The number of windows is determined by the required force constant, which in turn depends on the shape of the PMF. You may have to do a trial-run to see that your histograms are overlapping well enough.

It is difficult to give any specific recommendations on the sampling time for each window. It depends on the equilibration time (in each umbrella window) and the pull force autocorrelation times in each window. Different windows might have different “optimal” sampling time. Regarding the equilibration time (the time to discard in the beginning of each umbrella window using gmx wham -b) you might find more information in Bumpy energy profile from PMF - #4 by MagnusL and the following posts. Apart from that, you can often see if there is a large bootstrap error in specific regions in your PMF. Those regions might require more sampling time.

Thank you again for the clarification. I’m still learning about this. Hence I’ve got so many questions. Could you please tell me how a umbrella potential should look like? My graphs I’ve attached here.
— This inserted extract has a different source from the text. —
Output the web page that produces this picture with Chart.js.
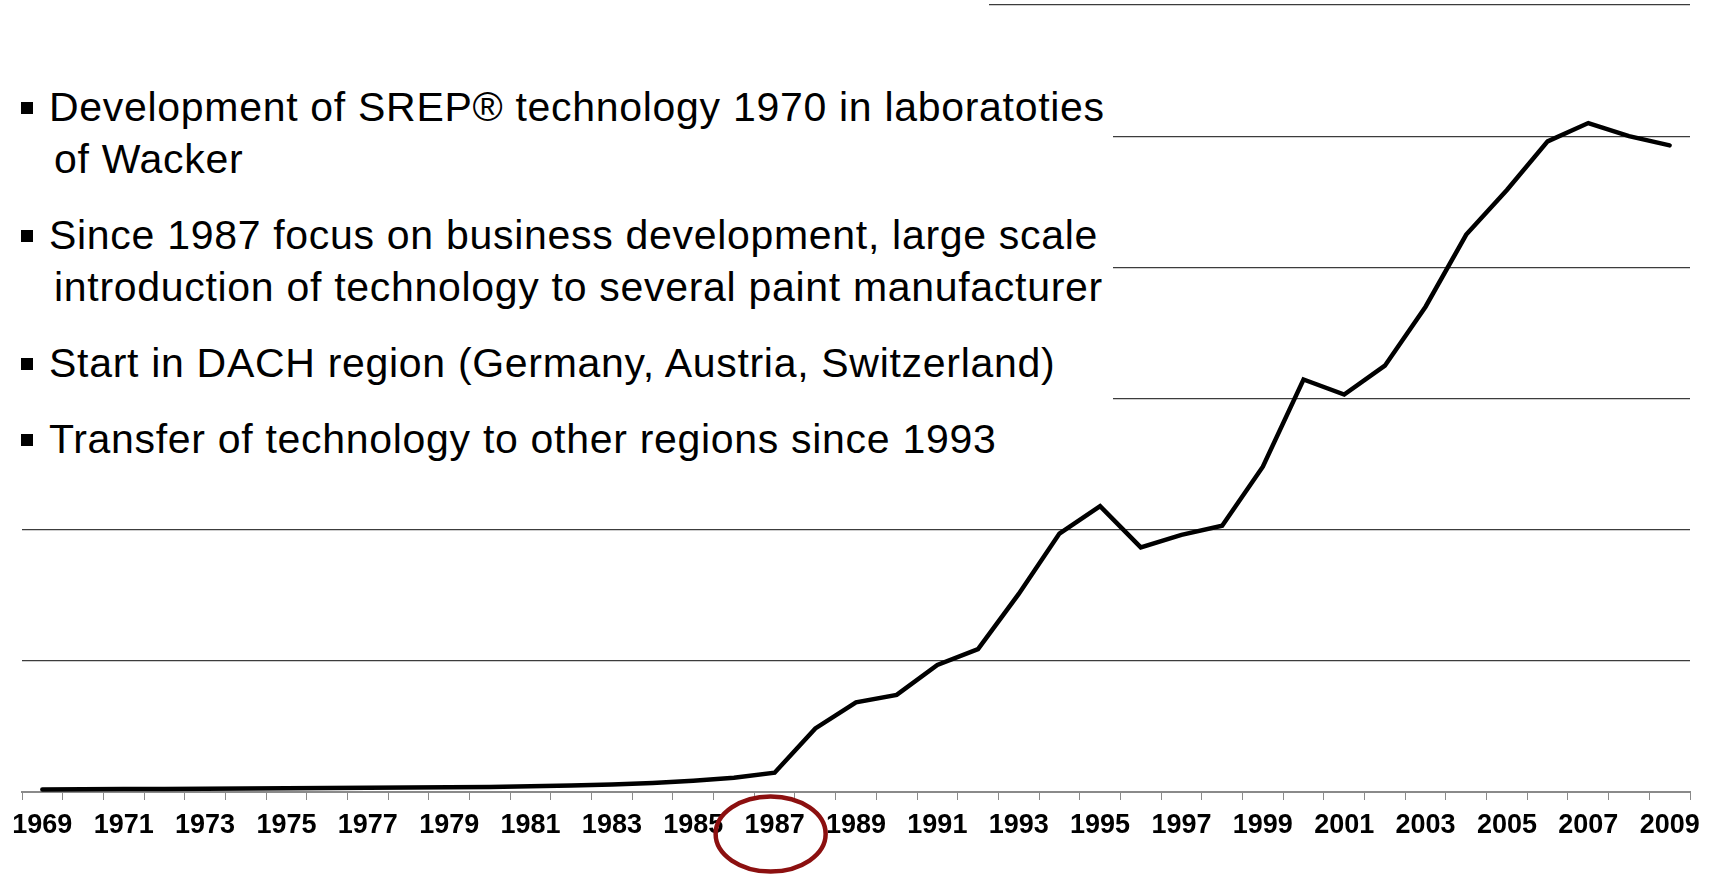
<!DOCTYPE html>
<html>
<head>
<meta charset="utf-8">
<script src="https://cdn.jsdelivr.net/npm/chart.js@4.4.1/dist/chart.umd.min.js"></script>
<style>
  html, body { margin: 0; padding: 0; background: #fff; overflow: hidden; }
  #wrap { position: relative; width: 1711px; height: 875px; }
  #chart { position: absolute; left: 0; top: 0; }
  .cover { position: absolute; background: #fff; }
  #topCover { left: 0; top: 0; width: 989px; height: 30px; }
  #textBox { left: 0; top: 30px; width: 1113px; height: 450px; padding-top: 51px; box-sizing: border-box; }
  .bullet {
    position: relative;
    margin: 0 0 24px 0;
    padding-left: 54px;
    text-indent: -5px;
    font-family: "Liberation Sans", Arial, sans-serif;
    font-size: 41px;
    letter-spacing: 0.7px;
    line-height: 52px;
    color: #000;
    white-space: nowrap;
  }
  .bullet::before {
    content: "";
    position: absolute;
    left: 21px;
    top: 21px;
    width: 12px;
    height: 12px;
    background: #000;
  }
</style>
</head>
<body>
<div id="wrap">
  <canvas id="chart" width="1711" height="875"></canvas>
  <div class="cover" id="topCover"></div>
  <div class="cover" id="textBox">
    <div class="bullet">Development of SREP® technology 1970 in laboratoties<br>of Wacker</div>
    <div class="bullet">Since 1987 focus on business development, large scale<br>introduction of technology to several paint manufacturer</div>
    <div class="bullet">Start in DACH region (Germany, Austria, Switzerland)</div>
    <div class="bullet">Transfer of technology to other regions since 1993</div>
  </div>
</div>
<script>
const years = ['1969','1970','1971','1972','1973','1974','1975','1976','1977','1978',
  '1979','1980','1981','1982','1983','1984','1985','1986','1987','1988',
  '1989','1990','1991','1992','1993','1994','1995','1996','1997','1998',
  '1999','2000','2001','2002','2003','2004','2005','2006','2007','2008','2009'];

// one gridline = 1 unit
const volume = [0.020, 0.021, 0.022, 0.023, 0.025, 0.026, 0.028, 0.030, 0.032, 0.034,
  0.036, 0.039, 0.043, 0.049, 0.057, 0.068, 0.085, 0.108, 0.147, 0.485,
  0.684, 0.740, 0.968, 1.090, 1.510, 1.970, 2.180, 1.865, 1.960, 2.030,
  2.480, 3.145, 3.030, 3.250, 3.700, 4.250, 4.590, 4.960, 5.100, 5.000, 4.930];

const shownYears = ['1969','1971','1973','1975','1977','1979','1981','1983','1985','1987',
  '1989','1991','1993','1995','1997','1999','2001','2003','2005','2007','2009'];

const yTicks = [0, 1, 2, 3, 4, 5, 6];
const markedYear = '1987';

const ringPlugin = {
  id: 'ring',
  afterDraw(chart){
    const xs = chart.scales.x;
    const ctx = chart.ctx;
    const cx = xs.getPixelForValue(years.indexOf(markedYear)) - 4;
    const cy = xs.top + 42;
    ctx.save();
    ctx.strokeStyle = '#8c1010';
    ctx.lineWidth = 4.5;
    ctx.beginPath();
    ctx.ellipse(cx, cy, 55, 37.5, 0, 0, Math.PI * 2);
    ctx.stroke();
    ctx.restore();
  }
};

new Chart(document.getElementById('chart'), {
  type: 'line',
  data: {
    labels: years,
    datasets: [{
      data: volume,
      borderColor: '#000',
      borderWidth: 4.5,
      borderCapStyle: 'round',
      pointRadius: 0,
      tension: 0,
      fill: false
    }]
  },
  options: {
    responsive: false,
    animation: false,
    layout: { padding: { left: 22, right: 21, top: 5, bottom: 0 } },
    plugins: { legend: { display: false }, tooltip: { enabled: false } },
    scales: {
      x: {
        offset: true,
        afterFit: s => { s.height = 83; },
        grid: {
          offset: true,
          drawOnChartArea: false,
          drawTicks: true,
          tickLength: 8,
          color: '#8a8a8a',
          lineWidth: 1
        },
        border: { display: true, color: '#8a8a8a', width: 2 },
        ticks: {
          autoSkip: false,
          maxRotation: 0,
          padding: 9,
          color: '#000',
          font: { family: 'Liberation Sans', size: 27, weight: 'bold' },
          callback: function(v, i){
            const y = years[i];
            return shownYears.includes(y) ? y : '';
          }
        }
      },
      y: {
        min: yTicks[0],
        max: yTicks[yTicks.length - 1],
        afterBuildTicks: s => { s.ticks = yTicks.map(v => ({ value: v })); },
        ticks: { display: false },
        border: { display: false },
        grid: {
          drawTicks: false,
          lineWidth: 1.2,
          color: c => c.tick && c.tick.value === 0 ? 'rgba(0,0,0,0)' : '#3c3c3c'
        }
      }
    }
  },
  plugins: [ringPlugin]
});
</script>
</body>
</html>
How do you interpret from those samplings. I’m confused and unable to understand. I’ve sampled each window for 8 ns for 40 windows and it’s given me this outcome. Is this correct? Or I have to extend my sampling time. This was the trial run. The pmf profile looks like this.

If you could advise me/ guide me on this I’d be grateful. You’ve clarified my previous doubts. Thank you for your time.

Regards,
Satarupa

(attachments)

I would recommend that you have a look at the histograms you can get from gmx wham (if you plot with xmgrace you should open the file with -nxy.

The sampling profile in each window should be near bell-shaped and overlap well with their neighbouring windows. If there are gaps you might need more umbrellas/windows and/or modify the pull force constant. From your PMF I expect very poor sampling/overlap in the 0.5-0.65 nm region.

Thank you so much for clarifying my doubts. That helped alot. I’ll look into it.